No More ER Analysts

Wanted to grasp on what everyone thought about this - as I can see both sides of the spectrum of this argument.

Read an article from BI stating that with CRM (i.e. SalesForce, etc.) technology advancing in the ER workforce and ultimately cutting out some ER spots in firms. Firms are going to be paying even less to get reports from analyst since they have almost enough information that they need for their analysis unless they'd prefer the written version rather than having it automated.

Hedge funds are going more towards the ETF/index-tracking route, but I feel boutiques should be okay despite this anticipated change.

Thoughts?

See Business Insider article:
http://www.businessinsider.com/equity-research-an…

 
  1. This topic has already been discussed numerous times
  2. Business Insider sucks
  3. Yes, there are going to be fewer stock analysts. But the unique advantage humans have over machines (AI, or whatever you call it) is the ability to have a 3-12 month view, whereas machines are superior in the short time horizon. Therefore, I am confident that ER as a whole is not going to shut down completely.
 
Best Response
pacificoast:

1. This topic has already been discussed numerous times
2. Business Insider sucks
3. Yes, there are going to be fewer stock analysts. But the unique advantage humans have over machines (AI, or whatever you call it) is the ability to have a 3-12 month view, whereas machines are superior in the short time horizon. Therefore, I am confident that ER as a whole is not going to shut down completely.

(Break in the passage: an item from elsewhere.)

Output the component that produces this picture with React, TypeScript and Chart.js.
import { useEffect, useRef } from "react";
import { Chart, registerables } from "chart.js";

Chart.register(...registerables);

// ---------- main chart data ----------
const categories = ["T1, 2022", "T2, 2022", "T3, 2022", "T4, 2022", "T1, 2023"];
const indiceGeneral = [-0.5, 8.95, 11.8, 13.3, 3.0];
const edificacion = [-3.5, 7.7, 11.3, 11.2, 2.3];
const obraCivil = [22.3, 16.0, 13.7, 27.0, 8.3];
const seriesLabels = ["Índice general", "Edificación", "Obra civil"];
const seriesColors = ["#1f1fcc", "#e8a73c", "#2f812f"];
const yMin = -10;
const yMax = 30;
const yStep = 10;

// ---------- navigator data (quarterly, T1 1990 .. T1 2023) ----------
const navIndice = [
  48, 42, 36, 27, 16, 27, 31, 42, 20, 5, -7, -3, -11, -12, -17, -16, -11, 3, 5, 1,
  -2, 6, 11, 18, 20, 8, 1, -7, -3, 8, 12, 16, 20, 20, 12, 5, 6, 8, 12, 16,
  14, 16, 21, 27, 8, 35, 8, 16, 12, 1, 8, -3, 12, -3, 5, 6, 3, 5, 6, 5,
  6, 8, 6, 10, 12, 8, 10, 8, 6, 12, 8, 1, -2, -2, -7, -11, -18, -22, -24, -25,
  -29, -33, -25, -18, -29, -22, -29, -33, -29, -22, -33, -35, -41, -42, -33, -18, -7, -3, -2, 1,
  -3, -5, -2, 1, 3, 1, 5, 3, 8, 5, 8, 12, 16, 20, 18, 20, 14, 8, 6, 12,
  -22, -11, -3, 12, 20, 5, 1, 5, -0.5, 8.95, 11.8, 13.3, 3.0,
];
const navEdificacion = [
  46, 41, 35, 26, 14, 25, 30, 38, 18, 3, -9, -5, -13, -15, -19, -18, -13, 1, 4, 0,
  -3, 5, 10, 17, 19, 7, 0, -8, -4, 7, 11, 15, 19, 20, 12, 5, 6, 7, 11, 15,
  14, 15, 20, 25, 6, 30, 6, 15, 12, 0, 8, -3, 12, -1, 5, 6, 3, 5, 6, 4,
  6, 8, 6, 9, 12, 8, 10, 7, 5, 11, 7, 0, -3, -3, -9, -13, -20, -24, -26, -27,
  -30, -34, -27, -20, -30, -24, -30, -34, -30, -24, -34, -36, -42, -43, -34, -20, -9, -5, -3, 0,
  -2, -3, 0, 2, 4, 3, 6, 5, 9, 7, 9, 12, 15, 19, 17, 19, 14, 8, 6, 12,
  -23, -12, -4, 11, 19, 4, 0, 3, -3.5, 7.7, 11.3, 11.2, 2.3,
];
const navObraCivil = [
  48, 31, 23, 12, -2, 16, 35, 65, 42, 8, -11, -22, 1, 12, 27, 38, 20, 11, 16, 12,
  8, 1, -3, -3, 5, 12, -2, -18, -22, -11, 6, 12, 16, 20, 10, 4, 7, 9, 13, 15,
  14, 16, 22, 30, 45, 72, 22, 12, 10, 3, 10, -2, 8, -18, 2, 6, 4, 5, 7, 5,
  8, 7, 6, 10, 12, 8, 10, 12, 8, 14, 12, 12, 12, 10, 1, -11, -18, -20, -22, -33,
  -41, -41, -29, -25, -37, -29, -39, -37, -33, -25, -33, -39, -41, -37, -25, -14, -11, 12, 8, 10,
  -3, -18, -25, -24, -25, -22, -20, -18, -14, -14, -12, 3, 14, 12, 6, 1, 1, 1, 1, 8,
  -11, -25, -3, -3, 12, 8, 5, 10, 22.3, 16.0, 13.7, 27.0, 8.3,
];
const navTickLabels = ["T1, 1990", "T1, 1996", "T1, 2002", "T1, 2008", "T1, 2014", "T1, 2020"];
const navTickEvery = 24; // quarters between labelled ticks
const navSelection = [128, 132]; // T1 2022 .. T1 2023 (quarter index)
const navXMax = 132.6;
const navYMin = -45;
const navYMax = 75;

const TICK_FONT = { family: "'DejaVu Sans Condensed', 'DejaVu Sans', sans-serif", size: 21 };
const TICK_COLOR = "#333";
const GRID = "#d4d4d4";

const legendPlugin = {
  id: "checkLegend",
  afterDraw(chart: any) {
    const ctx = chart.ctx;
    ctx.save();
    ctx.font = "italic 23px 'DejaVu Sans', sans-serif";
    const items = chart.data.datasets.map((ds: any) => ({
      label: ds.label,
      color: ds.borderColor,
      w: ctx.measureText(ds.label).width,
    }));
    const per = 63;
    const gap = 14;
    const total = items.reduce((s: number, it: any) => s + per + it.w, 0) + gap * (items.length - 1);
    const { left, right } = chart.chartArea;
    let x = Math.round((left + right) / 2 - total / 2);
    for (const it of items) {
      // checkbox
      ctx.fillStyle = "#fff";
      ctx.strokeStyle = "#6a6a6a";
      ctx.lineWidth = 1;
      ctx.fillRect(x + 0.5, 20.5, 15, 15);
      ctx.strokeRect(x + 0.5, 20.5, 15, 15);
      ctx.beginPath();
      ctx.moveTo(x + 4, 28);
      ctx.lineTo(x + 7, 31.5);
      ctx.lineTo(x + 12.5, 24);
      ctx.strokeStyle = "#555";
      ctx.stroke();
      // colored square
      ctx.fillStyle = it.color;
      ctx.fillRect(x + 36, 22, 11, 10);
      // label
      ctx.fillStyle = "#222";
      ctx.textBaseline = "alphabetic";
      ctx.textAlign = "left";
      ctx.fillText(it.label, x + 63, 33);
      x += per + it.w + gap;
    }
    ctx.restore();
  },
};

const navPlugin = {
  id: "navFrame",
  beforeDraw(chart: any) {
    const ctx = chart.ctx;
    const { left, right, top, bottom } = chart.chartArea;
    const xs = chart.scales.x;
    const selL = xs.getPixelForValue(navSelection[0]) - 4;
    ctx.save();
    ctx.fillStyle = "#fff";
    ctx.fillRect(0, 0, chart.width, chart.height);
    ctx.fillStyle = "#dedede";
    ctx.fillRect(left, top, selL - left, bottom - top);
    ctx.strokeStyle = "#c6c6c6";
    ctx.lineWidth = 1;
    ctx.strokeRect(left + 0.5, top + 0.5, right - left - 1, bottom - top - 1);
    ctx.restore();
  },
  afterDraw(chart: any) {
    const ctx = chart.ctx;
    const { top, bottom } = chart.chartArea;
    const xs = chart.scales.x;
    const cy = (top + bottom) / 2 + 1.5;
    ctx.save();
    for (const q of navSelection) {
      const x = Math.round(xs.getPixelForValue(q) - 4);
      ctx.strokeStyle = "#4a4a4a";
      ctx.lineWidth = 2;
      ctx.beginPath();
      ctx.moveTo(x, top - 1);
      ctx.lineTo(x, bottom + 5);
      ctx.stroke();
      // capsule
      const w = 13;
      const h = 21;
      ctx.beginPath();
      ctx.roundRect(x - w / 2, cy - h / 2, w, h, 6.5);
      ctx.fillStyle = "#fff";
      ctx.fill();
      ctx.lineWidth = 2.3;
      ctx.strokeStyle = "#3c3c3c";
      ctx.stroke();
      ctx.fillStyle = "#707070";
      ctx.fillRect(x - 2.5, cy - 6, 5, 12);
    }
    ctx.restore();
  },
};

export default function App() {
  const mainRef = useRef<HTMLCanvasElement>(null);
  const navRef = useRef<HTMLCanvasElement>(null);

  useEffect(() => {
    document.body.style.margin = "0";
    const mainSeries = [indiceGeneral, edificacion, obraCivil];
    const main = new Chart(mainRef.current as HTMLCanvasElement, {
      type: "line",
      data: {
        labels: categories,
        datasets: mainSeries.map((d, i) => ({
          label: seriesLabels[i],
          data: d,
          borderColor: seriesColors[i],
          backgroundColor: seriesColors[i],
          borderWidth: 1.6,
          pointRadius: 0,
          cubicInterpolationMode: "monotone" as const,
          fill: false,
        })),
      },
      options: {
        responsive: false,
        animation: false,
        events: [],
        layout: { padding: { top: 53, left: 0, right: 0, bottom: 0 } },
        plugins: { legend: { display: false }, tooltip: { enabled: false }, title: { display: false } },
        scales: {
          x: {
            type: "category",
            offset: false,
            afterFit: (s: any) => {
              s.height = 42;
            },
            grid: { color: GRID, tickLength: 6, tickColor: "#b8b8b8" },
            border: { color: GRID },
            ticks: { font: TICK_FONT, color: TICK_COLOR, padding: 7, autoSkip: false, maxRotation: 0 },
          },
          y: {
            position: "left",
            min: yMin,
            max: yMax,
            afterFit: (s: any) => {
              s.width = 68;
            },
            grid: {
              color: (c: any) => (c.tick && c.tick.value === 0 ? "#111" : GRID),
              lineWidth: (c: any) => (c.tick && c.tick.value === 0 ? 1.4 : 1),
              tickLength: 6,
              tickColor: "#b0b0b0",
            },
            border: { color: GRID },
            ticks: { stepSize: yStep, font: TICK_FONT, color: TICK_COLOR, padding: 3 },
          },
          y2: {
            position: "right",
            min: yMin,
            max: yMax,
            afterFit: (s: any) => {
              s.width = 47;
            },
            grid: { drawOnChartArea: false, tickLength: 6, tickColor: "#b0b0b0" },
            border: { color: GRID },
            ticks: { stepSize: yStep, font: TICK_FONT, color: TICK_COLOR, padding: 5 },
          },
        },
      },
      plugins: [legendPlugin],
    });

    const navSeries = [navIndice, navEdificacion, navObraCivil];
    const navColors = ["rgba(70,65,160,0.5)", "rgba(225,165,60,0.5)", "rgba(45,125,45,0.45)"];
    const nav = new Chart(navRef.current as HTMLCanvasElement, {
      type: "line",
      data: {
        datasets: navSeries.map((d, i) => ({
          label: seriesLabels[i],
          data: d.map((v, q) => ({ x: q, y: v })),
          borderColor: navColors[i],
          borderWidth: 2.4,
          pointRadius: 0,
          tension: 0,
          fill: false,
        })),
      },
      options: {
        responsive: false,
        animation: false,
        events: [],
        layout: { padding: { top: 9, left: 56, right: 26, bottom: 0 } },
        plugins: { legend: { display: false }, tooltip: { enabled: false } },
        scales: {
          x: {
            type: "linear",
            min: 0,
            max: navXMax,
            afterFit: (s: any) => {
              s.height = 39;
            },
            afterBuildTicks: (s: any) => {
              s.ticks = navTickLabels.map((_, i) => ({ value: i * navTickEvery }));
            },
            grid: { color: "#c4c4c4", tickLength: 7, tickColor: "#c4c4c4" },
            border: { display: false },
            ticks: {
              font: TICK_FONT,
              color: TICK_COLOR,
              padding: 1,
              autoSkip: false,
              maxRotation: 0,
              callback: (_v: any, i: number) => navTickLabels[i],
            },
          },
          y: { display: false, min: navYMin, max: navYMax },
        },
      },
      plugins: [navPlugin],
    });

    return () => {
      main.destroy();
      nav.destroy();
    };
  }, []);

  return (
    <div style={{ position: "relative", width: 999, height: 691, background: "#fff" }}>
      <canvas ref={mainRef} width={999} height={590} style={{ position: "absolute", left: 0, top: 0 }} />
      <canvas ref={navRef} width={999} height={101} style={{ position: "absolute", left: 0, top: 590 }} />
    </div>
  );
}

I wanted to echo what pacificoast wrote.

Also keep in mind that the decline of equity research is more of a result of declining equity commissions/failure of actively managed industry to consistently beat benchmark then it is AI/automation shrinking jobs. As the article also mentioned, do we really need 30-40 analyst covering Apple when the majority share undifferentiated views?

 

This. ER is paid for by commissions...with declining commissions there is less money for ER. Pretty simple really It's not about automation of research. Numbers only tell part of the story. Calls with management, experts, etc. are really what connect the dots that are the numbers.

The hypothetical scenario where true research went away would be a great case study of the law of unintended consequences. Good research is needed and it would be a really shitty market if it went away.

 
pacificoast:

3. Yes, there are going to be fewer stock analysts. But the unique advantage humans have over machines (AI, or whatever you call it) is the ability to have a 3-12 month view, whereas machines are superior in the short time horizon. Therefore, I am confident that ER as a whole is not going to shut down completely.

This is complete and total rubbish. Its obvious that you have absolutely no idea what quants do.

 

ER at the big banks/brokers is less about the analysis, more about information broking / connecting management and investors. That part of it is harder for machines to disrupt. That said, the argument that less actively managed capital = lower comms = lower ER headcount sounds reasonable.

 

"There are going to be fewer Wall Street stock analysts in the future, according to some Wall Street stock analysts."

Business Insider has the BEST words.

You miss 100% of the shots you don't take
 

The downfall/decline in ER revenues is due to the failure of active management to generate returns appropriate for their fees. The next frontier in Asset Management is low fees and passive management (mostly because of the low fees associated with it), and both of those lead to lower ER revenues.

"There's nothing you can do if you're too scared to try." - Nickel Creek
 

I think if any part of cap markets is getting cut, its traders.

In regard to ER, access to management and unique information (store checks, etc) is what people will pay for and I don't see that going away anytime soon.